Rockland’s Bob Hillgrove to be inducted to Maine Sports Hall of Fame
CUMBERLAND — The Maine Sports Hall of Fame will induct 10 individuals in a ceremony at the Merrill Auditorium on October 29.
“I am very proud of our diversity in terms of geography and the variety of sports represented,” said board chairman Brian Corcoran. “It’s intriguing to learn the stories of those who are the best of the best in Maine athletics.”
The inductees include:
Bicyclist Susan Elias, a Readfield native. Elias was ranked number one in America, third in the world and finished fourth in the Tour de France, an event in which she competed three times. She won or was top American in many prestigious races and named VeloNews’ U. S. Woman Athlete of the Year. She was also a great track athlete at UMaine setting school records in the 880, 800-meter, 1500-meter and mile runs while contributing to records in three relays.
Runner Bob Hillgrove of Rockland dominated Maine’s roads in the 60’s and early 70’s winning a total of 503 events, including a remarkable 49 straight. He won every major race in Maine, including the Portland Boys Club eight times and the Bangor Labor-Day 5-Miler, including the inaugural, seven times. He won the Masters’ Division of the Bolder Boulder in front of a full stadium of 45,000 people.

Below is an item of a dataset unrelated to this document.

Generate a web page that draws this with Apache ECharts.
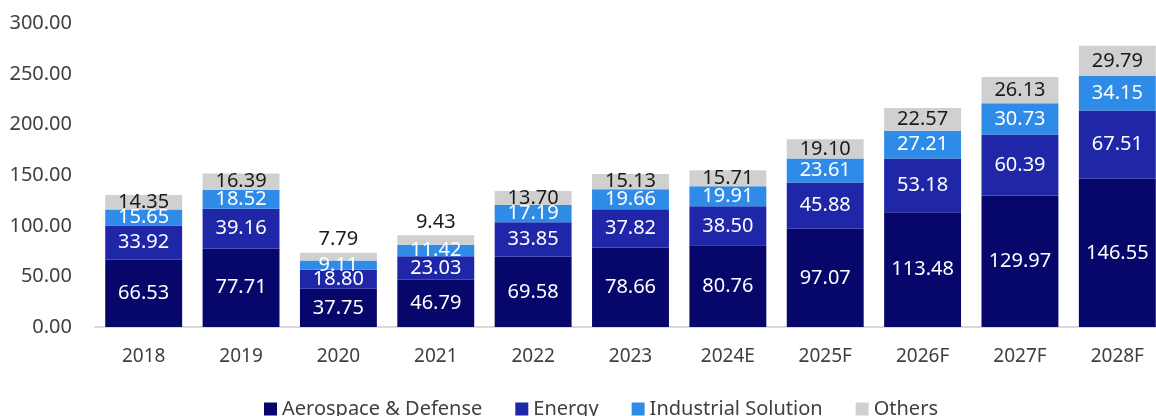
<!DOCTYPE html>
<html>
<head>
<meta charset="utf-8">
<script src="https://cdn.jsdelivr.net/npm/echarts@6/dist/echarts.min.js"></script>
<style>
  html, body { margin: 0; padding: 0; background: #fff; }
  #chart { width: 1156px; height: 416px; }
</style>
</head>
<body>
<div id="chart"></div>
<script>
const categories = ['2018', '2019', '2020', '2021', '2022', '2023', '2024E', '2025F', '2026F', '2027F', '2028F']
const aerospace = [66.53, 77.71, 37.75, 46.79, 69.58, 78.66, 80.76, 97.07, 113.48, 129.97, 146.55]
const energy = [33.92, 39.16, 18.80, 23.03, 33.85, 37.82, 38.50, 45.88, 53.18, 60.39, 67.51]
const industrial = [15.65, 18.52, 9.11, 11.42, 17.19, 19.66, 19.91, 23.61, 27.21, 30.73, 34.15]
const others = [14.35, 16.39, 7.79, 9.43, 13.70, 15.13, 15.71, 19.10, 22.57, 26.13, 29.79]

const font = 'Noto Sans'

function stackSeries(name, data, color, labelColor) {
  return {
    name,
    type: 'bar',
    stack: 'total',
    barCategoryGap: '21%',
    itemStyle: { color },
    label: {
      show: true,
      position: 'inside',
      color: labelColor,
      fontFamily: font,
      fontSize: 20,
      formatter: p => p.value.toFixed(2)
    },
    data
  }
}

const othersSeries = stackSeries('Others', others.map(v => ({
  value: v,
  // short top segments get their label above the bar
  label: v < 12 ? { position: 'top', distance: 3 } : {}
})), '#D0D0D0', '#1a1a1a')

const chart = echarts.init(document.getElementById('chart'))

chart.setOption({
  animation: false,
  grid: { left: 95, right: -10, top: 23.5, bottom: 89, outerBoundsMode: 'none' },
  legend: {
    bottom: -8,
    left: 259,
    itemWidth: 13,
    itemHeight: 13,
    itemGap: 33,
    icon: 'rect',
    textStyle: { fontFamily: font, fontSize: 20, color: '#404040' },
    data: ['Aerospace & Defense', 'Energy', 'Industrial Solution', 'Others']
  },
  xAxis: {
    type: 'category',
    data: categories,
    axisTick: { show: false },
    axisLine: { lineStyle: { color: '#D9D9D9', width: 2 } },
    axisLabel: { fontFamily: font, fontSize: 19, color: '#404040', margin: 20 }
  },
  yAxis: {
    type: 'value',
    min: 0,
    max: 300,
    interval: 50,
    splitLine: { show: false },
    axisLabel: {
      fontFamily: font,
      fontSize: 20,
      color: '#404040',
      margin: 23,
      formatter: v => v.toFixed(2)
    }
  },
  series: [
    stackSeries('Aerospace & Defense', aerospace, '#07066A', '#ffffff'),
    stackSeries('Energy', energy, '#1F27A8', '#ffffff'),
    stackSeries('Industrial Solution', industrial, '#2E8CE8', '#ffffff'),
    othersSeries
  ]
})
</script>
</body>
</html>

Biz Houghton starred at Cape Elizabeth, dominated the Triple-C and was named all state. At Boston College, the 6’ 2” center became the Eagles’ leading scorer, rebounder and shot blocker as a junior. She played professionally in Ireland leading Castledermot to the Irish National Cup. She has been central to the Maine Senior Women’s Basketball League for 20 years which includes a silver-medal performance at the National Senior Games.
David Hughes graduated from Yarmouth and the University of Southern Maine where he was captain of the sailing team twice at both schools. He is a two-time Olympian and a one-time Olympic coach. He is a four-time World Champion and multi-time winner of World Cup, North American and US National Sailing Championships. He is Vice President of the US Olympians & Paralympians Association.
Wrestler Ben McCrillis of Westbrook was a high school state champion. He went on to win 123 victories at American International where he was a four-time all-conference wrestler. He finished fourth, third, second and fourth at the NCAA East Regional Championships and qualified for the NCAA Championships three times. He won three national championships and was the AAU World Champion. He qualified for the 2008 Olympic Trials reaching the semi-finals.
Kim Moody of Gorham was a top road racer during the 1970’s and 1980’s and most accomplished as an ultra-runner. In 1983, she won the Chicago National Championship 50-miler, running the second fastest time ever by an American and third fastest in the world. She won the Casco Bay and Maine Coast Marathons multiple times and several Rowdy-50 Milers. She qualified for the Olympic Trials in the Marathon in 1984 and 1988.
Ninety-year-old Howard Paradis of Madawaska is known as much for building the sport of skiing as he is for his competitive teams. He led the effort to build Mt. Carmel near his home in Frenchville as well as the cross-country trails which became Four Seasons. In 35 years of coaching, Madawaska won 15 girls and 9 boys championships and produced 15 Maine Skimeisters.
Gabby Price was a great athlete and coach. A three-sport star at Bangor, he went on to play football at Maine. He was offensive coordinator at Bangor as they won two titles and then became head coaching winning two more. He would compile a record of 129-52 at Bangor. He then rebooted the Husson football program compiling a 72-45 record. The Eagles had four prefect ECFC seasons and four NCAA Tournament appearances.
Will Sanborn of Standish is synonymous with St. Joesph’s Baseball. He played at Bonny Eagle and St. Joe’s where he still holds three records as a player. He became head coach in 1993 and enters his 31st season with 799 victories and 21 championships. He has been named Coach of the Year six times.
Mike Siviski has won 287 games at his alma mater Winslow High School. He was a three-sport athlete before heading to UMaine where he played football. He became an assistant coach at Thornton Academy for sixteen years before succeeding Tank Violette as the head coach at Winslow in 1985. Over the next 35 seasons, he would lead his teams to eleven regional and seven state titles. Three times the Raiders won titles back-to-back championships.